The Enneagram instincts are self-preservation, sexual (also called one-to-one and intimate), and social. Although rarely mentioned, the instincts are used with the Enneagram types in two quite different ways: the subtype approach and the stacking approach. Let me start with a simplistic example of the difference between subtypes or subcategories and stackings or preferences.
Under the category of "bird" we have the subcategories of "duck", "cuckoo", and "ostrich". Bird is a type of animal and duck, cuckoo, and ostrich are types or subtypes of bird. All three kinds of bird have characteristics of a bird but they also have characteristics that distinguish each from one another. This is analogous to the instinctual subtype approach where a person is identified as one of three subtypes of a type.
With three flavors of ice cream, most people will have a preference for one over the other two. This preferred flavor is the one that is sought after most. If the first preference is unavailable then the next preference will be chosen. If neither of the first two are available then the least preferred flavor will be chosen because there's no other choice or if it's disliked then it might simply be avoided. While some people may find it easy to determine their preferences, some people can find it hard determining which of the three they prefer most or which of the remaining two they prefer most. This is analogous to the stacking or preferential approach to the instincts where one instinct is primary, one is secondary, and one is tertiary in preference.
The subtype approach is how the instincts were originally used with the Enneagram personality types. This approach is used to distinguish three variations or subtypes for each Enneagram type: the self-preservation (sp) subtype, the sexual (sx) subtype, and the social (so) subtype. An instinctual subtype is simply one of three kinds of that type (much like a duck, cuckoo, and ostrich are each a kind of bird).

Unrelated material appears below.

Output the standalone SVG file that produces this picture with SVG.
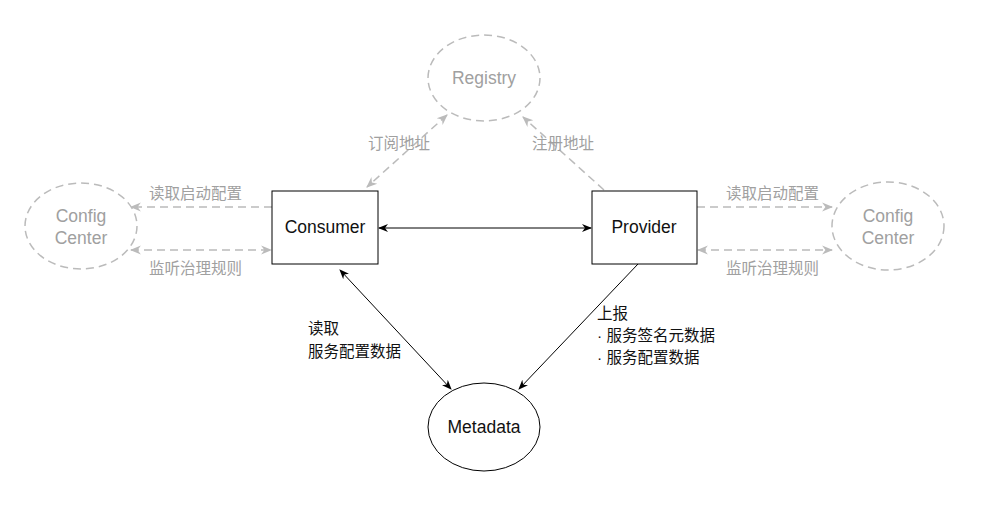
<svg xmlns="http://www.w3.org/2000/svg" width="991" height="514" viewBox="0 0 991 514">
<defs>
<marker id="ab" viewBox="0 0 10 10" refX="9" refY="5" markerWidth="10" markerHeight="10" markerUnits="userSpaceOnUse" orient="auto-start-reverse"><path d="M0,1 L10,5 L0,9 L3,5 Z" fill="#000"/></marker>
<marker id="ag" viewBox="0 0 10 10" refX="9" refY="5" markerWidth="11" markerHeight="11" markerUnits="userSpaceOnUse" orient="auto-start-reverse"><path d="M0,1 L10,5 L0,9 L3,5 Z" fill="#bbb"/></marker>
</defs>
<style>
.lat{font-family:"Liberation Sans",Arial,sans-serif;font-size:17.5px;text-anchor:middle;dominant-baseline:central}
.cjk{font-family:"Liberation Sans","Noto Sans CJK SC",sans-serif;font-size:15.5px;dominant-baseline:central}
.g{fill:#a0a0a0}
.b{fill:#111}
.gs{fill:#fff;stroke:#bbb;stroke-width:1.5;stroke-dasharray:8 5}
.bs{fill:#fff;stroke:#000;stroke-width:1}
.gl{stroke:#bbb;stroke-width:1.5;stroke-dasharray:8 5;fill:none}
.bl{stroke:#000;stroke-width:1;fill:none}
</style>
<rect width="991" height="514" fill="#fff"/>
<g id="connectors">
<line class="gl" x1="447" y1="115" x2="367" y2="187" marker-start="url(#ag)" marker-end="url(#ag)"/>
<line class="gl" x1="604" y1="190" x2="523" y2="117" marker-end="url(#ag)"/>
<line class="gl" x1="272" y1="207" x2="131" y2="207" marker-end="url(#ag)"/>
<line class="gl" x1="131" y1="250" x2="271" y2="250" marker-start="url(#ag)" marker-end="url(#ag)"/>
<line class="gl" x1="697" y1="207" x2="832" y2="207" marker-end="url(#ag)"/>
<line class="gl" x1="698" y1="250" x2="832" y2="250" marker-start="url(#ag)" marker-end="url(#ag)"/>
<line class="bl" x1="379" y1="228" x2="591" y2="228" marker-start="url(#ab)" marker-end="url(#ab)"/>
<line class="bl" x1="340" y1="270" x2="451" y2="389" marker-start="url(#ab)" marker-end="url(#ab)"/>
<line class="bl" x1="638" y1="264" x2="519" y2="389" marker-end="url(#ab)"/>
<text class="cjk g" x="368" y="143">订阅地址</text>
<text class="cjk g" x="532" y="143">注册地址</text>
<text class="cjk g" x="149" y="193">读取启动配置</text>
<text class="cjk g" x="149" y="268">监听治理规则</text>
<text class="cjk g" x="726" y="193">读取启动配置</text>
<text class="cjk g" x="726" y="268">监听治理规则</text>
<text class="cjk b" x="308" y="328">读取</text>
<text class="cjk b" x="308" y="351">服务配置数据</text>
<text class="cjk b" x="597" y="313">上报</text>
<text class="cjk b" x="597" y="335">· 服务签名元数据</text>
<text class="cjk b" x="597" y="357">· 服务配置数据</text>
</g>
<g id="registry"><ellipse class="gs" cx="484" cy="78" rx="56" ry="43"/><text class="lat g" x="484" y="78">Registry</text></g>
<g id="consumer"><rect class="bs" x="272" y="191" width="106" height="73"/><text class="lat b" x="325" y="227">Consumer</text></g>
<g id="provider"><rect class="bs" x="592" y="191" width="105" height="73"/><text class="lat b" x="644" y="227">Provider</text></g>
<g id="config-left"><ellipse class="gs" cx="81" cy="226" rx="56" ry="43"/><text class="lat g" x="81" y="216">Config</text><text class="lat g" x="81" y="238">Center</text></g>
<g id="config-right"><ellipse class="gs" cx="888" cy="226" rx="56" ry="44"/><text class="lat g" x="888" y="216">Config</text><text class="lat g" x="888" y="238">Center</text></g>
<g id="metadata"><ellipse class="bs" cx="484" cy="427" rx="56" ry="44"/><text class="lat b" x="484" y="427">Metadata</text></g>
</svg>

The nine Enneagram types are subsequently expanded to twenty-seven subtypes (i.e., three subtypes for each of the nine types).
With the subtype approach, you can determine subtype in two ways. You can first determine which of the nine types is the best fit then which of the three subtypes for that type is the best fit (i.e., "This type fits me best and this subtype of this type fits me best."). You can also simply look at all twenty-seven subtypes and determine which subtype fits best (you just have to make sure that the type also applies because the subtype shares the characteristics of type as well).

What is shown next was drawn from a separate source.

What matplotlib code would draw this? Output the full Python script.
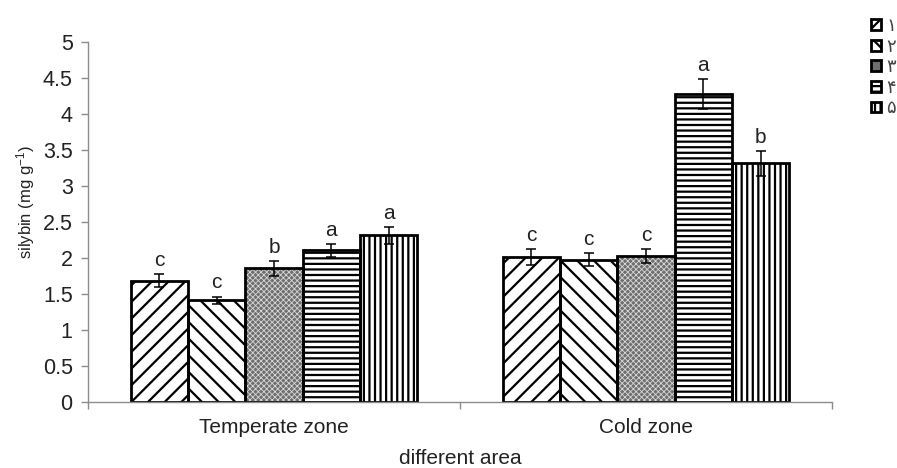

The stacking approach is more recent than the subtype approach. It doesn't look at type first, but looks at instinct first and it doesn't simply try to determine which one of the instincts is dominant but looks at the preferential ordering of all three instincts. For example, instead of simply identifying with self-preservation (sp), the individual would have self-preservation as the first instinct and either the sexual instinct second (sp/sx) or the social instinct second (sp/so). The third instinct is implied by its omission (e.g., sp/sx has so third while sp/so has sx third).

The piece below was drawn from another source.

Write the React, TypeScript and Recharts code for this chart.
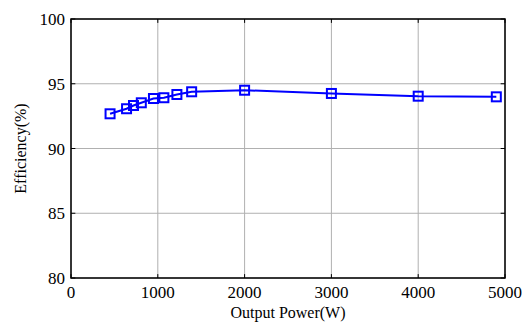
import { LineChart, Line, XAxis, YAxis, CartesianGrid, ReferenceArea, ReferenceLine } from "recharts";

const power = [450, 640, 720, 810, 950, 1070, 1220, 1390, 2000, 3000, 4000, 4900];
const efficiency = [92.68, 93.07, 93.32, 93.53, 93.86, 93.92, 94.17, 94.38, 94.5, 94.25, 94.04, 93.99];
const xTicks = [0, 1000, 2000, 3000, 4000, 5000];
const yTicks = [80, 85, 90, 95, 100];

const data = power.map((p, i) => ({ p, eff: efficiency[i] }));

const font = "Liberation Serif";

const SquareDot = (props: any) => {
  const { cx, cy } = props;
  if (cx == null || cy == null) return null;
  return (
    <rect x={cx - 4.5} y={cy - 4.5} width={9} height={9} fill="none" stroke="#0000ff" strokeWidth={2} />
  );
};

const XTick = (props: any) => {
  const { x, y, payload } = props;
  return (
    <text x={x} y={y} dy="0.71em" textAnchor="middle" style={{ fontSize: 17, fontFamily: font }} fill="#000">
      {payload.value}
    </text>
  );
};

const YTick = (props: any) => {
  const { x, y, payload } = props;
  return (
    <text x={x} y={y} dy="0.36em" textAnchor="end" style={{ fontSize: 17, fontFamily: font }} fill="#000">
      {payload.value}
    </text>
  );
};

export default function App() {
  return (
    <div
      style={{ position: "absolute", left: 0, top: 0, width: 524, height: 325, background: "#fff", fontFamily: font }}
    >
      <LineChart
        width={524}
        height={325}
        data={data}
        margin={{ top: 19, right: 19, left: 0, bottom: 17 }}
        style={{ fontFamily: font }}
      >
        <CartesianGrid stroke="#b0b0b0" strokeWidth={1} />
        <XAxis
          dataKey="p"
          type="number"
          domain={[0, 5000]}
          ticks={xTicks}
          height={30}
          axisLine={false}
          tickLine={false}
          tickSize={0}
          tickMargin={8}
          tick={XTick}
          label={{
            content: (lp: any) => {
              const vb = lp.viewBox || { x: 71, y: 278, width: 434 };
              return (
                <text
                  x={vb.x + vb.width / 2}
                  y={318}
                  textAnchor="middle"
                  fontSize={16}
                  fontFamily={font}
                  fill="#000"
                >
                  Output Power(W)
                </text>
              );
            },
          }}
        />
        <YAxis
          type="number"
          domain={[80, 100]}
          ticks={yTicks}
          width={71}
          axisLine={false}
          tickLine={false}
          tickSize={0}
          tickMargin={6}
          tick={YTick}
          label={{
            content: (lp: any) => {
              const vb = lp.viewBox || { y: 19, height: 259 };
              const cy = vb.y + vb.height / 2;
              return (
                <text
                  x={20}
                  y={cy}
                  transform={`rotate(-90, 20, ${cy})`}
                  textAnchor="middle"
                  dominantBaseline="central"
                  fontSize={16}
                  fontFamily={font}
                  fill="#000"
                >
                  Efficiency(%)
                </text>
              );
            },
          }}
        />
        {xTicks.map((t) => (
          <ReferenceLine
            key={"xb" + t}
            segment={[{ x: t, y: 80 }, { x: t, y: 80.3 }]}
            stroke="#000"
            strokeWidth={1}
          />
        ))}
        {xTicks.map((t) => (
          <ReferenceLine
            key={"xt" + t}
            segment={[{ x: t, y: 100 }, { x: t, y: 99.7 }]}
            stroke="#000"
            strokeWidth={1}
          />
        ))}
        {yTicks.map((t) => (
          <ReferenceLine
            key={"yl" + t}
            segment={[{ x: 0, y: t }, { x: 50, y: t }]}
            stroke="#000"
            strokeWidth={1}
          />
        ))}
        {yTicks.map((t) => (
          <ReferenceLine
            key={"yr" + t}
            segment={[{ x: 5000, y: t }, { x: 4950, y: t }]}
            stroke="#000"
            strokeWidth={1}
          />
        ))}
        <ReferenceArea x1={0} x2={5000} y1={80} y2={100} fill="none" fillOpacity={0} stroke="#000" strokeWidth={1.5} />
        <Line
          dataKey="eff"
          stroke="#0000ff"
          strokeWidth={2}
          dot={<SquareDot />}
          isAnimationActive={false}
        />
      </LineChart>
    </div>
  );
}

The obvious difference between the two approaches is that the subtype only designates the primary instinct while the stacking approach designates the preferential order for all three instincts. However, the differences are more than simply that.
With the subtype approach, instinct is not viewed independently of type. Someone who identifies as sp 1 and someone identifying as sp 2 have nothing in common. A dominant self-preservation (sp) instinct has only to do with determining variations of type. In other words, the instinct is simply a way of creating three different subtypes and not a way of exploring similarities between different types with the same instinct.
In the stacking approach, instinct is independent of type. You can actually use it without referring to Enneagram type. A person identifying as sp/sx 1 does have something in common with someone identifying as sp/sx 2. They both have a primary preference for the self-preservation (sp) instinct and a secondary preference for the sexual (sx) instinct. You could say that two people identifying with the same stacking would have a lot in common in spite of their dominant type being different (e.g., sp/sx 1 and sp/sx 2).
People not realizing that there are two very different approaches to using the instincts with the Enneagram types tend to combine the two approaches and not even realize that they're combining two different things. This can be a problem when an author writes about the instincts using the subtype approach but the individual uses those subtype descriptions with the stacking approach. They don't really go together because the subtype approach looks at type then instinct to determine variations of type while the stacking approach looks at instinctual preference and may or may not even look at how that affects type. Another way to say it is that an instinctual subtype description may not make a good instinctual stacking description because instinctual subtype is using instinct in a different way.